Exercise directions
In the records that follow, the lines from the one containing "Generate a Python" to the one containing "fig = go.Figure()", inclusive, are to be given again exactly.

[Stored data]
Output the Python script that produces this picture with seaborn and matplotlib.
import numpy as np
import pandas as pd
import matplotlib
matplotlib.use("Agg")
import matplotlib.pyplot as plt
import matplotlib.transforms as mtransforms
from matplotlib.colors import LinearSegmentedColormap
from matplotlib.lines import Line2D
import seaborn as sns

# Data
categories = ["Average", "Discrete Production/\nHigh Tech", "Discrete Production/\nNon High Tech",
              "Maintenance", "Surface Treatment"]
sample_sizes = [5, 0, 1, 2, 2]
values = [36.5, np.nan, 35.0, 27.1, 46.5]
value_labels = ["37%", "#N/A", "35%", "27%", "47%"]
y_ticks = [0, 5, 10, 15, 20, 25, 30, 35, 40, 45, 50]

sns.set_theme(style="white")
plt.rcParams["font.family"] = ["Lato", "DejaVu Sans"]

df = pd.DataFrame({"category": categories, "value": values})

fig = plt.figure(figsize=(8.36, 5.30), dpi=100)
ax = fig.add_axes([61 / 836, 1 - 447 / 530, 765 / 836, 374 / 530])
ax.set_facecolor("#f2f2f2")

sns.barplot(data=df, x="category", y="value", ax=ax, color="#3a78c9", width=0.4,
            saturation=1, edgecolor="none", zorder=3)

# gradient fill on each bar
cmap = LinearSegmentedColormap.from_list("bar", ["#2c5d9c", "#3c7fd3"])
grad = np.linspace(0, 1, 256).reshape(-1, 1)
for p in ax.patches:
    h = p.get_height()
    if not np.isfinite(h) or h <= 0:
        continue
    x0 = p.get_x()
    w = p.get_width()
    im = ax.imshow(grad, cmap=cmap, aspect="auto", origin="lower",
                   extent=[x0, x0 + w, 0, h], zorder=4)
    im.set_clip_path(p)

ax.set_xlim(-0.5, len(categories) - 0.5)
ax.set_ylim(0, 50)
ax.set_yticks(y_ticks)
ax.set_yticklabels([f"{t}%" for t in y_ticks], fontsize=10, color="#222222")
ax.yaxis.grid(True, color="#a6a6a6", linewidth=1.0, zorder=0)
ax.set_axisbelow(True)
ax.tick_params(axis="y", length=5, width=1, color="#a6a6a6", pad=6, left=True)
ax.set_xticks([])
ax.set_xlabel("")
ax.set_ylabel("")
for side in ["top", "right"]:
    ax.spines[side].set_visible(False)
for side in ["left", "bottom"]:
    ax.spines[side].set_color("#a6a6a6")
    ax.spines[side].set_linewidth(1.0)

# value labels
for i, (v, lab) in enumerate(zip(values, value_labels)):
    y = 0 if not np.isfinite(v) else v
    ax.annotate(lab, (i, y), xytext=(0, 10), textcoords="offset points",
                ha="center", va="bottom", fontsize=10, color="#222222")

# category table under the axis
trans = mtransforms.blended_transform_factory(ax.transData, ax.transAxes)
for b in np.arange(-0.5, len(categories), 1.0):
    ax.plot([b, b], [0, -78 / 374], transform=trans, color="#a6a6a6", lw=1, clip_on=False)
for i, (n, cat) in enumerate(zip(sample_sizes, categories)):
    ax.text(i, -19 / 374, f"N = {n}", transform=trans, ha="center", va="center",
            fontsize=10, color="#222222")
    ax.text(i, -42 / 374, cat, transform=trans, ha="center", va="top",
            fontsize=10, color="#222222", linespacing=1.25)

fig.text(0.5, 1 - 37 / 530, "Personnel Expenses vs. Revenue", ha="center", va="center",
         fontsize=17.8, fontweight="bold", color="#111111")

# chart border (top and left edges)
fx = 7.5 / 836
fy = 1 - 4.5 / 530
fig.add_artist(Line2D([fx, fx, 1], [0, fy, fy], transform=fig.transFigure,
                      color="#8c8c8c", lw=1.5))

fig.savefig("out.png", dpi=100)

---

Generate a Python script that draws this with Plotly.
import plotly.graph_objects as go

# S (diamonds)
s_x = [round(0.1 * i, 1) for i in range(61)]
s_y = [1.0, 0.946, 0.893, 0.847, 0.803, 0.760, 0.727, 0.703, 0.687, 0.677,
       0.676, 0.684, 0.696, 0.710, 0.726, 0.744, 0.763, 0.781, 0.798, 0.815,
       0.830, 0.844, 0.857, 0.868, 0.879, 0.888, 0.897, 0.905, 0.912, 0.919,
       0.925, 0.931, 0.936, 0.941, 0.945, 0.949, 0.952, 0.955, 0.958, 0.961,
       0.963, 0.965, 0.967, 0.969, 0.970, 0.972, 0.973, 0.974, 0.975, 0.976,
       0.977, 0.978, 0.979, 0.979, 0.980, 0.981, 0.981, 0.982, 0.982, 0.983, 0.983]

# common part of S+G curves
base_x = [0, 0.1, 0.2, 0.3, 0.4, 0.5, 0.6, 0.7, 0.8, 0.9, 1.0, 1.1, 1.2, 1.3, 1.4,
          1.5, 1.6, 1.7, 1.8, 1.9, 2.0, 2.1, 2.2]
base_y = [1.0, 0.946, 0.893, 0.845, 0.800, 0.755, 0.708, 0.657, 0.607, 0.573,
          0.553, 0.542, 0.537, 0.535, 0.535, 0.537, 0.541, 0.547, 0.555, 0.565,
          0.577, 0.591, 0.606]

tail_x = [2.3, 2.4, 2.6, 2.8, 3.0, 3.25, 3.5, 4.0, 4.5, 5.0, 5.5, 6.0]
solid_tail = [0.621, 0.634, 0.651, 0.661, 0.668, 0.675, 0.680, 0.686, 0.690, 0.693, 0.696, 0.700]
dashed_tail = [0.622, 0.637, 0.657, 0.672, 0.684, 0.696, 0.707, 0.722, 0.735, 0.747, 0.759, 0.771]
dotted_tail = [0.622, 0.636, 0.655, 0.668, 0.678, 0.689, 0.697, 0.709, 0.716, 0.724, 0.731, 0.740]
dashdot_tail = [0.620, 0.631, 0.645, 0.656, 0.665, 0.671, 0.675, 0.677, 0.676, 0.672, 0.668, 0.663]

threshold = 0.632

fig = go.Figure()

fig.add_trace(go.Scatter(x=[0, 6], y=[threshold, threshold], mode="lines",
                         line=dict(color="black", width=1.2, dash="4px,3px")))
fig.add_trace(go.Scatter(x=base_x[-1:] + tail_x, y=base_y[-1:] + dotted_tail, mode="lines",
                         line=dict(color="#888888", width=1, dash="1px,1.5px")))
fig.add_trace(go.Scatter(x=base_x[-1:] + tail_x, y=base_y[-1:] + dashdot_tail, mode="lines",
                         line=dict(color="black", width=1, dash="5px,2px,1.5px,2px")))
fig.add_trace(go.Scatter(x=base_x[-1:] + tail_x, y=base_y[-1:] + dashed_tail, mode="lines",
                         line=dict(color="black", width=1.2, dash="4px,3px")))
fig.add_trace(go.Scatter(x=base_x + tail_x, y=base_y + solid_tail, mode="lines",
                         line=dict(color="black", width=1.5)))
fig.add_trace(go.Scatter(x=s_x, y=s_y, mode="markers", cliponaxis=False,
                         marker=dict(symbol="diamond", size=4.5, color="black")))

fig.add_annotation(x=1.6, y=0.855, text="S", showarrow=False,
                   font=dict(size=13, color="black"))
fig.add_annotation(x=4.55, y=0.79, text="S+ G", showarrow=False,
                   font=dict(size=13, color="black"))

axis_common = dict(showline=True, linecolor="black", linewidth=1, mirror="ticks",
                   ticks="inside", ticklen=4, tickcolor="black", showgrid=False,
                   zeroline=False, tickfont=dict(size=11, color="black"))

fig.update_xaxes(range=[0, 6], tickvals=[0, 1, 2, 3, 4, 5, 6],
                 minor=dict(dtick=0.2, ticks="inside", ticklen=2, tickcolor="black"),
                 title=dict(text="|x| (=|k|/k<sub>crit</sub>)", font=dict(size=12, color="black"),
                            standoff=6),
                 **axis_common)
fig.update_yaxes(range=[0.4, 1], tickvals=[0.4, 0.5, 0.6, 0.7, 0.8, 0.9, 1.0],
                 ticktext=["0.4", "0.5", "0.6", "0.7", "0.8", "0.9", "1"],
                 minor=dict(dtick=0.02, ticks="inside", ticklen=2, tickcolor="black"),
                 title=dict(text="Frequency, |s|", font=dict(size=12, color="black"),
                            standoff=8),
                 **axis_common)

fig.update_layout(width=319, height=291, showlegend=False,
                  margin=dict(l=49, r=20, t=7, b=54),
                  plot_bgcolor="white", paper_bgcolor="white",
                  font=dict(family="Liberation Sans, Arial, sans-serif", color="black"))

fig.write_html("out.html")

Solution for this problem
Generate a Python script that draws this with Plotly.
import plotly.graph_objects as go

# S (diamonds)
s_x = [round(0.1 * i, 1) for i in range(61)]
s_y = [1.0, 0.946, 0.893, 0.847, 0.803, 0.760, 0.727, 0.703, 0.687, 0.677,
       0.676, 0.684, 0.696, 0.710, 0.726, 0.744, 0.763, 0.781, 0.798, 0.815,
       0.830, 0.844, 0.857, 0.868, 0.879, 0.888, 0.897, 0.905, 0.912, 0.919,
       0.925, 0.931, 0.936, 0.941, 0.945, 0.949, 0.952, 0.955, 0.958, 0.961,
       0.963, 0.965, 0.967, 0.969, 0.970, 0.972, 0.973, 0.974, 0.975, 0.976,
       0.977, 0.978, 0.979, 0.979, 0.980, 0.981, 0.981, 0.982, 0.982, 0.983, 0.983]

# common part of S+G curves
base_x = [0, 0.1, 0.2, 0.3, 0.4, 0.5, 0.6, 0.7, 0.8, 0.9, 1.0, 1.1, 1.2, 1.3, 1.4,
          1.5, 1.6, 1.7, 1.8, 1.9, 2.0, 2.1, 2.2]
base_y = [1.0, 0.946, 0.893, 0.845, 0.800, 0.755, 0.708, 0.657, 0.607, 0.573,
          0.553, 0.542, 0.537, 0.535, 0.535, 0.537, 0.541, 0.547, 0.555, 0.565,
          0.577, 0.591, 0.606]

tail_x = [2.3, 2.4, 2.6, 2.8, 3.0, 3.25, 3.5, 4.0, 4.5, 5.0, 5.5, 6.0]
solid_tail = [0.621, 0.634, 0.651, 0.661, 0.668, 0.675, 0.680, 0.686, 0.690, 0.693, 0.696, 0.700]
dashed_tail = [0.622, 0.637, 0.657, 0.672, 0.684, 0.696, 0.707, 0.722, 0.735, 0.747, 0.759, 0.771]
dotted_tail = [0.622, 0.636, 0.655, 0.668, 0.678, 0.689, 0.697, 0.709, 0.716, 0.724, 0.731, 0.740]
dashdot_tail = [0.620, 0.631, 0.645, 0.656, 0.665, 0.671, 0.675, 0.677, 0.676, 0.672, 0.668, 0.663]

threshold = 0.632

fig = go.Figure()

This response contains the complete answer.